A son tour, le MSP de Abderrezak Mokri a annoncé mardi, dans un communiqué, qu’il proposait l’organisation de la présidentielle dans un délai de six mois.
La société civile joue le jeu
Plus significative est la demande d’un « Forum civil pour le changement », qui affirme être né du mouvement de contestation. Formé d’une kyrielle d’associations et de militants classés comme modernistes ou laïcs, le Forum souhaite une période de transition ne dépassant pas six mois, à l’issue de laquelle serait organisée une élection présidentielle. Le forum suggère de « designer une personne consensuelle ou un Conseil consensuel tripartite qui présidera le pays pendant une période transitoire ne dépassant pas six mois ». Il affirme que cette formule « est plus efficace, et garantit le retour à la légitimité dans les meilleurs délais ».
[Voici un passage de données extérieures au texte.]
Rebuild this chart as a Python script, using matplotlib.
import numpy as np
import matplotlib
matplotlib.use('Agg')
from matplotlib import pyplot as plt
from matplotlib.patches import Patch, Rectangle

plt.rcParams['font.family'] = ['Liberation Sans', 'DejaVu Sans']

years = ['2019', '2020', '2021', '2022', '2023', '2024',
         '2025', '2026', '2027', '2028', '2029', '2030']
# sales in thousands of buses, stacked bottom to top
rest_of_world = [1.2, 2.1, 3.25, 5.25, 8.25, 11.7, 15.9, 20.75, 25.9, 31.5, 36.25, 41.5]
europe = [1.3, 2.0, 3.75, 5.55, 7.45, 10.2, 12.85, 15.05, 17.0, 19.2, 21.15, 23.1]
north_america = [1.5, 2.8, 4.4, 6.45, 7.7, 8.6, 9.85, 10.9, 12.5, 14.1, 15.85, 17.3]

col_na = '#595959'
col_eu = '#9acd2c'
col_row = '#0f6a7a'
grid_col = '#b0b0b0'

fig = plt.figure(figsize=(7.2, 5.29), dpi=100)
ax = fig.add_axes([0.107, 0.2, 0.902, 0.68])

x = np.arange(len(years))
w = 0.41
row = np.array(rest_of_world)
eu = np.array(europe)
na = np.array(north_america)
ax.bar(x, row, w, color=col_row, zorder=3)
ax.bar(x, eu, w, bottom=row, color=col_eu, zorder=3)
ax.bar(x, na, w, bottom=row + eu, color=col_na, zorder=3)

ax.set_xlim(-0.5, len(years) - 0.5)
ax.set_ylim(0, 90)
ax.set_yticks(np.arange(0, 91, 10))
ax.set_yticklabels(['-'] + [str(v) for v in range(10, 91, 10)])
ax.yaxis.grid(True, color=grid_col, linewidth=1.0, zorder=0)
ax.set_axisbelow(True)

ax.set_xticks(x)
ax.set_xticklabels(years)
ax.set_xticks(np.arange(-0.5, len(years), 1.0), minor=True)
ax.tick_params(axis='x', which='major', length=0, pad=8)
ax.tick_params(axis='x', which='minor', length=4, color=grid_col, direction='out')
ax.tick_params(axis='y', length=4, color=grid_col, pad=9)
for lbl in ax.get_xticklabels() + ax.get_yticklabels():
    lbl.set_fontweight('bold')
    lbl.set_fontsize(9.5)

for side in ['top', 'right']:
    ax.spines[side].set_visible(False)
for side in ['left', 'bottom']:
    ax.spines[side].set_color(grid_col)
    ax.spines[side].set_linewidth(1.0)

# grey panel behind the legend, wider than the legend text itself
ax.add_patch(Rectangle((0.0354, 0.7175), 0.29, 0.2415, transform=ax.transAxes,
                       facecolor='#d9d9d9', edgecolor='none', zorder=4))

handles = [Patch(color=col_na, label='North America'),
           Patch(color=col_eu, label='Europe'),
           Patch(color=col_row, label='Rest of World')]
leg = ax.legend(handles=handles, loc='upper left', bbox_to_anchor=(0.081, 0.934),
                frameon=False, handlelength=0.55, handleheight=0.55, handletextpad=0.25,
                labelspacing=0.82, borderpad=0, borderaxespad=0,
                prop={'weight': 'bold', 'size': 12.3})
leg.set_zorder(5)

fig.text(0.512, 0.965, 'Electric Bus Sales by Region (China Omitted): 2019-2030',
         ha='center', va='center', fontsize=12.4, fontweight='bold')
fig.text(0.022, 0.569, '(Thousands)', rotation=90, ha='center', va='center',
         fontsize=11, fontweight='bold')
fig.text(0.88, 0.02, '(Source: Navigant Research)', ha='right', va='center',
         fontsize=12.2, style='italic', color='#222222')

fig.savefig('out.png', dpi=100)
Curieusement, la réunion de ce forum a fait l’objet d’un compte-rendu élogieux du quotidien El-Moudjahid. http://bit.ly/2JycfmC
Favorables à l’état-major et à l’opposition traditionnelle.
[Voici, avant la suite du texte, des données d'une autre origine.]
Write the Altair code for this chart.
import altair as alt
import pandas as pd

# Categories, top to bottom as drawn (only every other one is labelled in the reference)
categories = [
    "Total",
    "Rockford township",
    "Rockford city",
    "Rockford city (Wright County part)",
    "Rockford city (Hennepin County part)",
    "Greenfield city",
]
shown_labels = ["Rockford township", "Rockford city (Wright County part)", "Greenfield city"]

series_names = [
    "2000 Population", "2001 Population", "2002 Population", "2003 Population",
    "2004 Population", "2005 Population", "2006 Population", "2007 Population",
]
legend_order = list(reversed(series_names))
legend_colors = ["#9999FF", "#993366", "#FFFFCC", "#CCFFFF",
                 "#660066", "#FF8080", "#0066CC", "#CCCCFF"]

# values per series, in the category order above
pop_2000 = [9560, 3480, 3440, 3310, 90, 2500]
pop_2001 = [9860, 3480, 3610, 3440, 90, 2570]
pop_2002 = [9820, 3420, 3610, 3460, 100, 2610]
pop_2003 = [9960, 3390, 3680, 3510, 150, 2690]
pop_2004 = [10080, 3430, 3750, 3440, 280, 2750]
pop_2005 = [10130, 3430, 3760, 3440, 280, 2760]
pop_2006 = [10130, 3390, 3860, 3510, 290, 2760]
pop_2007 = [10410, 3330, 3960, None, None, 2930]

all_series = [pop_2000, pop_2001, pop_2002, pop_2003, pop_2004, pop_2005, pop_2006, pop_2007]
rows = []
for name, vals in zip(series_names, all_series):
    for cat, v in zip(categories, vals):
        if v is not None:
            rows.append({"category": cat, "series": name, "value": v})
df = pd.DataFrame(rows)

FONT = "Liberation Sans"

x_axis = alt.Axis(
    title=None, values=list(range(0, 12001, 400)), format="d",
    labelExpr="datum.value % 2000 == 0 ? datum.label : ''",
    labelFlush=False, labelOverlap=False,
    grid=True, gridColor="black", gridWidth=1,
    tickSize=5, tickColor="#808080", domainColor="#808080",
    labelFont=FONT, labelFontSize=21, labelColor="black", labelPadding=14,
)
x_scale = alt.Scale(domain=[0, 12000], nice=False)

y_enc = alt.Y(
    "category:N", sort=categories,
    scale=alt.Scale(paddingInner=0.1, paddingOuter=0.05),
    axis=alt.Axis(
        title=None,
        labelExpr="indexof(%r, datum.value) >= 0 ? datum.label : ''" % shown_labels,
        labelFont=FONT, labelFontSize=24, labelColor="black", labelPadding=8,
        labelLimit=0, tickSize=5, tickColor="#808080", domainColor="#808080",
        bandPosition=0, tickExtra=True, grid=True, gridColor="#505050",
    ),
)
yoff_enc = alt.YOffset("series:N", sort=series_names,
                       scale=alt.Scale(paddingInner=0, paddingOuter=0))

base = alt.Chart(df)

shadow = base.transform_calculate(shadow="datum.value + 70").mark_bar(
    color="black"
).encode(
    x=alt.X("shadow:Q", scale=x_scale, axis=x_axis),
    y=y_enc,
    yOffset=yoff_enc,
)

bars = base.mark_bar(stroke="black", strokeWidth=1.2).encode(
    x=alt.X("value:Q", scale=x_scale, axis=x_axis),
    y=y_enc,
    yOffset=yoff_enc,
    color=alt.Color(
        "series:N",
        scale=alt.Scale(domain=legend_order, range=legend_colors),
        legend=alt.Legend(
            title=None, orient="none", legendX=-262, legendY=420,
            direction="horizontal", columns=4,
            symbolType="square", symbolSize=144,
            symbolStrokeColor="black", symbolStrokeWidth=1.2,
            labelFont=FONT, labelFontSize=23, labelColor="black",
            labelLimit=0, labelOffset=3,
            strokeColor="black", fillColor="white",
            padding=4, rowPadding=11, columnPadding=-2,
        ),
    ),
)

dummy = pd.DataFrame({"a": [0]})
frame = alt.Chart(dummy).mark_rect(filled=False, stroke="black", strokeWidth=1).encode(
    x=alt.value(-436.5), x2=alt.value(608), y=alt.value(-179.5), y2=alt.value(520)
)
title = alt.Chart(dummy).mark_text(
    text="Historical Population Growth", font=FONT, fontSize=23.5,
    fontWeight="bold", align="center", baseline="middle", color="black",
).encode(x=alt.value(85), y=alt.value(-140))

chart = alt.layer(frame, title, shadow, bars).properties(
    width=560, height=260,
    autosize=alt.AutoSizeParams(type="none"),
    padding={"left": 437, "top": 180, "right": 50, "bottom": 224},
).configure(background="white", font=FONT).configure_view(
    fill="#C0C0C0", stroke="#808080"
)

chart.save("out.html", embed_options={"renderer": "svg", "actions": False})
Cette convergence sur le report de la présidentielle pour un délai de six mois fait le jeu de l’état-major de l’armée et de l’opposition traditionnelle, mais il est difficile d’en saisir l’utilité pour la contestation. Organiser le scrutin à la fin de l’année 2019, cela signifie que le corps électoral sera convoqué dans un délai de trois mois, au plus tard en septembre. Qu’est-ce qui peut être fait en un délai aussi court, alors que le pays ne dispose pas d’institutions, que la confiance est absente, que la société n’est pas structurée et que la représentation politique est aussi indigente que faussée ?
Concrètement, l’ensemble des acteurs concernés, dont le général Gaïd Salah, évoquent une commission électorale, et accessoirement une révision de la loi électorale avant la présidentielle. Comment arriver à de tels résultats, alors que le dialogue n’est même pas ébauché, dans un pays où on ne sait pas négocier et où le compromis est un concept déconsidéré ?
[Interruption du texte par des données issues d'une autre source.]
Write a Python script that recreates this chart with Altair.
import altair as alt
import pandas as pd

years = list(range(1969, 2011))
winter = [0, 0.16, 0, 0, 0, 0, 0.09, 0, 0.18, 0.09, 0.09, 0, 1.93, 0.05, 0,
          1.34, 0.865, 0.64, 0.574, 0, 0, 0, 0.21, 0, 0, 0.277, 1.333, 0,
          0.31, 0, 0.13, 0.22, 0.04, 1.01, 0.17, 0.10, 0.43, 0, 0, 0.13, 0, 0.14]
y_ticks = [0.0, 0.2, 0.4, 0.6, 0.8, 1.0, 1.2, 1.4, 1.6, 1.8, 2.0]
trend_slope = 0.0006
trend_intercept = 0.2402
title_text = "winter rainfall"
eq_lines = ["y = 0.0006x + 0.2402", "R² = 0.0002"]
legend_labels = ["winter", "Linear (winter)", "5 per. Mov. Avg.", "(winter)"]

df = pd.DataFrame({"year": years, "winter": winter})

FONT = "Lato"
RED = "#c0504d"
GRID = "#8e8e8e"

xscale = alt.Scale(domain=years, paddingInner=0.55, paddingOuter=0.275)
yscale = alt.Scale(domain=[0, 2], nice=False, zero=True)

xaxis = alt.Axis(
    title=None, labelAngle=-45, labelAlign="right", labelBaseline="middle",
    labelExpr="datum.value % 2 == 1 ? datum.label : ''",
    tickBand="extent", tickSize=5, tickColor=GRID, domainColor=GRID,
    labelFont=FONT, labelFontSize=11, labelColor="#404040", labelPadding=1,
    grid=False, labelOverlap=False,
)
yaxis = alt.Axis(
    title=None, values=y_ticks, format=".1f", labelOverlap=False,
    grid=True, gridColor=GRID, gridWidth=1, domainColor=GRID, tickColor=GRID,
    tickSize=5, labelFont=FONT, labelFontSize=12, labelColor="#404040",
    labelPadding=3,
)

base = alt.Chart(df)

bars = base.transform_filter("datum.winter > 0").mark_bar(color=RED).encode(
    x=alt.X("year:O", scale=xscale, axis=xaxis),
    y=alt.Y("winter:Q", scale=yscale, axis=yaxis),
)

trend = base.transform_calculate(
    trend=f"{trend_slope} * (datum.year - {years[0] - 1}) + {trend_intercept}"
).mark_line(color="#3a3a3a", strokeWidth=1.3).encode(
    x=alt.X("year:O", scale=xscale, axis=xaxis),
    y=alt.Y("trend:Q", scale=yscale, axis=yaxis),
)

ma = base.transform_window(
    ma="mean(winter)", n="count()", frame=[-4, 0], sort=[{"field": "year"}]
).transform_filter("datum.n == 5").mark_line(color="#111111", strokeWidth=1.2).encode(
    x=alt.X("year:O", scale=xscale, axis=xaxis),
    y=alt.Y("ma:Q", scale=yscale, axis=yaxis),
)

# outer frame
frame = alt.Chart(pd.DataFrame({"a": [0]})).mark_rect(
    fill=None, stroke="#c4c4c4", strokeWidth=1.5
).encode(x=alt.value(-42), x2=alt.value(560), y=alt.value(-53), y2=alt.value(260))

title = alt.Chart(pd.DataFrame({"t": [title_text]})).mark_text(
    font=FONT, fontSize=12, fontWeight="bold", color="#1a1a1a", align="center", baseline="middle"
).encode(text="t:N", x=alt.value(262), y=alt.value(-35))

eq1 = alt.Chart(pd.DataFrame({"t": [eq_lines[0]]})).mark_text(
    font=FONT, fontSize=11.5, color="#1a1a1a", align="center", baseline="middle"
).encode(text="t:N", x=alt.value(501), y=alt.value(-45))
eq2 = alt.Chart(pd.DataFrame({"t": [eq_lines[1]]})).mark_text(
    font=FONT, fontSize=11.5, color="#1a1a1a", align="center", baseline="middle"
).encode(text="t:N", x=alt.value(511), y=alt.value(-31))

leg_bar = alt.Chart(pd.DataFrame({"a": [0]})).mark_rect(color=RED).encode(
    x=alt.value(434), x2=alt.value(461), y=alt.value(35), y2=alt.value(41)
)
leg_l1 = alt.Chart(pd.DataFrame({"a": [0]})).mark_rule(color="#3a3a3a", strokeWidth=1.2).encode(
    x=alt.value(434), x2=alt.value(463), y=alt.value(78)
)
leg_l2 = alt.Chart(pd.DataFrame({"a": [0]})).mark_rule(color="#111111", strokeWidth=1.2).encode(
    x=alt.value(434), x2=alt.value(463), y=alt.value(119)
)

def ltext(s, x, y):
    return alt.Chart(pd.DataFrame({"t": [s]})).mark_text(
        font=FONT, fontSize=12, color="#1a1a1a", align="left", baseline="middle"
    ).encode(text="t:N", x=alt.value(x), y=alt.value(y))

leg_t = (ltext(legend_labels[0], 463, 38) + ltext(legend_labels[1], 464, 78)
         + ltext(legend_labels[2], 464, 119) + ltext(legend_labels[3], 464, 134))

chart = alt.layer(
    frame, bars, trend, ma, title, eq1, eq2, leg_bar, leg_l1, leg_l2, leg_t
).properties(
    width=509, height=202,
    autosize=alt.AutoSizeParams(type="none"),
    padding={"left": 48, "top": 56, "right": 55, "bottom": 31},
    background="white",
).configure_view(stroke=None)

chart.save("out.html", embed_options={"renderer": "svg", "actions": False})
Des textes ou des dispositions à adopter seraient validés par quelle institution ? Par le parlement actuel, totalement disqualifié ? Qui en élaborerait le contenu ?
Visiblement, en trois mois, le résultat ne pourra être que bâclé. Particulièrement dans une période d’instabilité, pleine de tension, marquée par le départ probable de l’actuel président Abdelkader Bensalah et celui, attendu, du premier ministre Noureddine Bedoui.
Dilemme
Par ailleurs, une élection équitable exige des conditions impossibles à réunir en trois mois. Il en est ainsi de la libération du champ politique, de l’accès égal de tous les partenaires aux médias, et de l’installation d’un climat apaisé nécessaire pour garantir une compétition électorale crédible. Une élection libre et équitable exige ainsi un dispositif en amont en mesure de changer la donne politique. A défaut, ce sont les appareils politiques traditionnels, déjà organisés, avec leurs sources de financement, leurs réseaux et leur capacité de nuisance, qui imposeront leur décision. Quand il faudra compter le nombre de voix, la contestation populaire, aussi massive soit-elle, sera désarmée, car elle est plurielle, et ne pourra s’accorder sur un candidat.
Ce dilemme est illustré par un autre exemple : faut-il accepter des élections alors que des oligarques sont détenus par une justice contestée ? Si oui, l’élection perdra forcément de sa crédibilité. Mais s’ils sont libérés, ils pourraient utiliser leur puissance financière pour influer sur le court du vote. Ils seraient alors naturellement enclins à favoriser le maintien d’un système qui les a créés et leur a permis de prospérer.
Au final, le danger pour la contestation viendrait moins du général Gaïd Salah que de solutions assumées par la rue, mais dont la mécanique ne serait pas maîtrisée.